More than I’ve ever seen before, London is Queen crazy! This summer will be Queen Elizabeth II’s Diamond Jubilee, celebrating her 60 years on the throne. Every time we saw anything unusual around town, our favorite joke would be, “It’s probably for the Jubilee”. There is surprisingly little up around town about the Olympics…Olympics are on hold until the Jubilee is over.

From London we took a bus across the English countryside to Bath. The countryside is always beautiful, but at this time of year, there are fields after fields blanketed in bright yellow flowers. The flowers are a byproduct of what the English call rapeseed, but we would know it as canola for making canola oil.

Bath is a charming town that was originally founded by the Romans in 43 AD as a spa resort. The Romans believed that water from the hot springs in this area had healing powers, so they erected baths around the water sources.

The Roman Baths are actually an impressive underground complex of baths, sauna rooms, treatment rooms, drainage infrastructure, and a temple for the goddess Minerva.

In the adjoining Pump Room, we tasted the famous Bath water – believed to have fallen as rain 6,000-10,000 years ago. We both agreed that the water tasted like a penny smells.

We found the Inca ruins in South America impressive, but it’s almost unbelievable to think that the Romans were building their empire 1,400 years before the Incas! Our visit to the baths got us really excited to go to Italy.

Bath is full of tidy and symmetrical Georgian architecture. It’s probably the prettiest cookie-cutter town out there! There is fun shopping, beautiful parks, and a clean and happy atmosphere.

One morning we took a tour to another classic that we’ve been looking forward to: Stonehenge.

Stonehenge is a lot smaller than you would imagine, but it surpassed our expectations. It’s believed that Stonehenge was originally comprised of 171 stones and took 1,500 years to build. Some of the rocks weigh more than 7 elephants and were carried up to 240 miles in 3,000 BC. Imagine that!

Stonehenge is aligned with the midsummer sunrise and midwinter sunset, but its exact purpose still remains a mystery.

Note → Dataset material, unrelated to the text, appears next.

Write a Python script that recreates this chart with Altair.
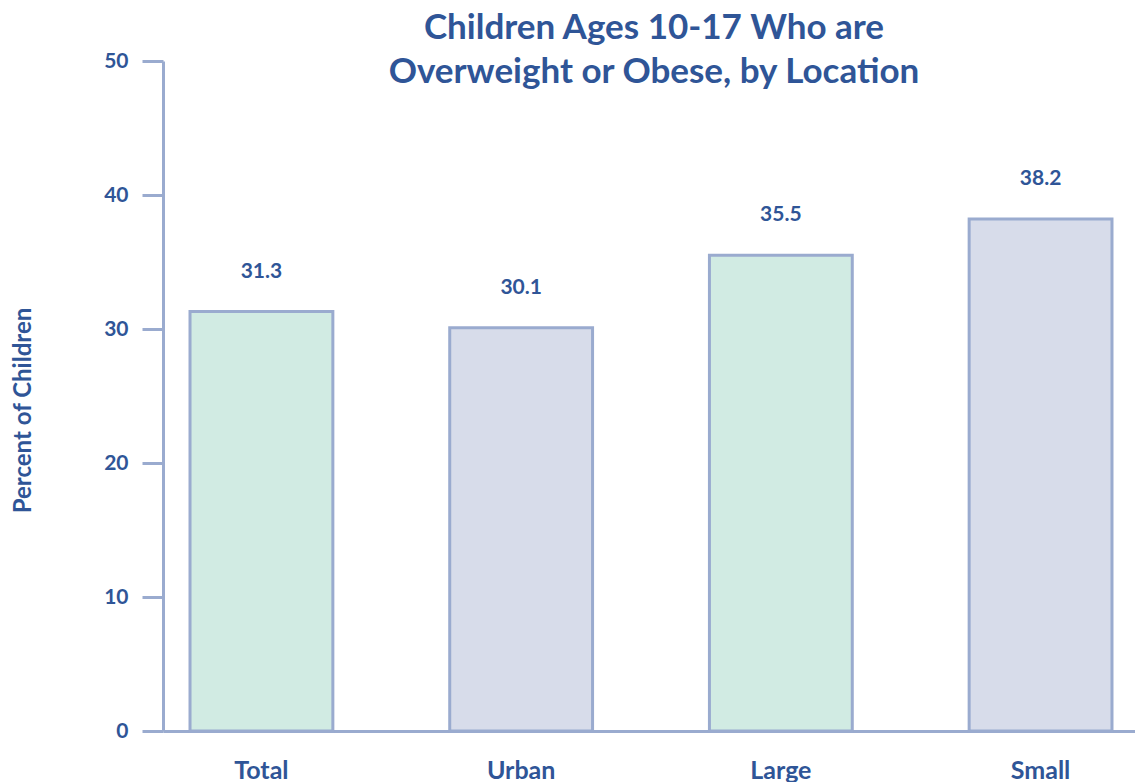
import altair as alt
import pandas as pd

categories = ["Total", "Urban", "Large", "Small"]
values = [31.3, 30.1, 35.5, 38.2]
groups = ["a", "b", "a", "b"]

df = pd.DataFrame({"cat": categories, "val": values, "grp": groups,
                   "lbl": [f"{v:.1f}" for v in values]})

BLUE = "#2f5597"
AXIS = "#9aabcf"
FONT = "Lato"

xscale = alt.Scale(paddingInner=0.45, paddingOuter=0.104, range=[0, 976])
x = alt.X("cat:N", sort=categories, scale=xscale,
          axis=alt.Axis(title=None, labelAngle=0, ticks=False, labelPadding=27,
                        labelFontSize=25, labelFont=FONT, labelFontWeight="bold",
                        labelColor=BLUE, domainColor=AXIS, domainWidth=3))
y = alt.Y("val:Q", scale=alt.Scale(domain=[0, 50]),
          axis=alt.Axis(title="Percent of Children", values=[0, 10, 20, 30, 40, 50],
                        grid=False, tickSize=21, tickWidth=3, tickColor=AXIS,
                        domainColor=AXIS, domainWidth=3, labelPadding=14,
                        labelFontSize=21, labelFont=FONT, labelFontWeight="bold",
                        labelColor=BLUE, titleFontSize=24, titleFont=FONT,
                        titleFontWeight="bold", titleColor=BLUE,
                        titleX=-128, titleY=349, titleAngle=-90))

bars = alt.Chart(df).mark_bar(stroke=AXIS, strokeWidth=3).encode(
    x=x, y=y,
    color=alt.Color("grp:N", scale=alt.Scale(domain=["a", "b"], range=["#d1ebe3", "#d7dcea"]),
                    legend=None))

text = alt.Chart(df).mark_text(dy=-30, baseline="bottom", fontSize=21, font=FONT,
                               fontWeight="bold", color=BLUE).encode(
    x=alt.X("cat:N", sort=categories, scale=xscale), y="val:Q", text="lbl:N")

chart = (bars + text).properties(
    width=972, height=670,
    autosize=alt.AutoSizeParams(type="none"),
    padding={"left": 163, "top": 61, "right": 0, "bottom": 51},
    title=alt.TitleParams(["Children Ages 10-17 Who are", "Overweight or Obese, by Location"],
                          fontSize=35, font=FONT, fontWeight="bold", color=BLUE,
                          anchor="middle", lineHeight=44, offset=-40, dx=5),
).configure_view(stroke=None)

chart.save("out.html", embed_options={"renderer": "svg", "actions": False})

We rounded out our English tour in Bristol, where there was a cool suspension bridge and directions to our next stop. 

While we were in England we tried many classic dishes…

Full English Breakfast – this alone could easily hold you over until dinner.

Fish & Chips – this was served with mushy peas, which under normal circumstances we wouldn’t go near. But…we are still excited about anything served on a plate that is green, so we surprised even ourselves when we gobbled up the mushy peas.

Pies – we had some tasty pies at The Raven in Bath. Our favorite was the Jubilee Pie made with sweet corn, coconut mango chutney, and free-range Coronation chicken. Coronation chicken? They really are milking this Diamond Jubilee.

Pasties – this sounds dirty, but these are actually just empanadas. We thought we left these behind in South America!?!

Indian Food – no visit to England would be complete without it.

Sally Lunn Buns – these famous buns have been made in the same historic house in Bath since 1680. How famous? The recipe passes along with the deed to the house. 

Bath Bun – Sally Lunn’s big competition. These buns are topped with sugar crystals and raisins. The winner? Sally Lunn.

Tea & Crumpets – we enjoyed our first ever High Tea at The Pump Room in Bath. We sipped Earl Gray with our pinkies out while munching on hot, buttered crumpets. How proper of us.

Sticky Toffee Pudding – not a pudding…more like a sponge cake soaked in toffee sauce and served with ice cream. We had this at a fantastic little underground restaurant in London from the 1600s called Ye Olde Cheshire Cheese.

We wish we could have spent more time in England…it is just so delightful. How could you not love a country with towns like Sandwich and Badminton? And why is it that sayings like “Too-Da-Loo”, “Hunky-Dory”, “Oki-Doki” and “Super Duper” sound cheesy in America, but here they sound so charming? It’s probably because of the Jubilee.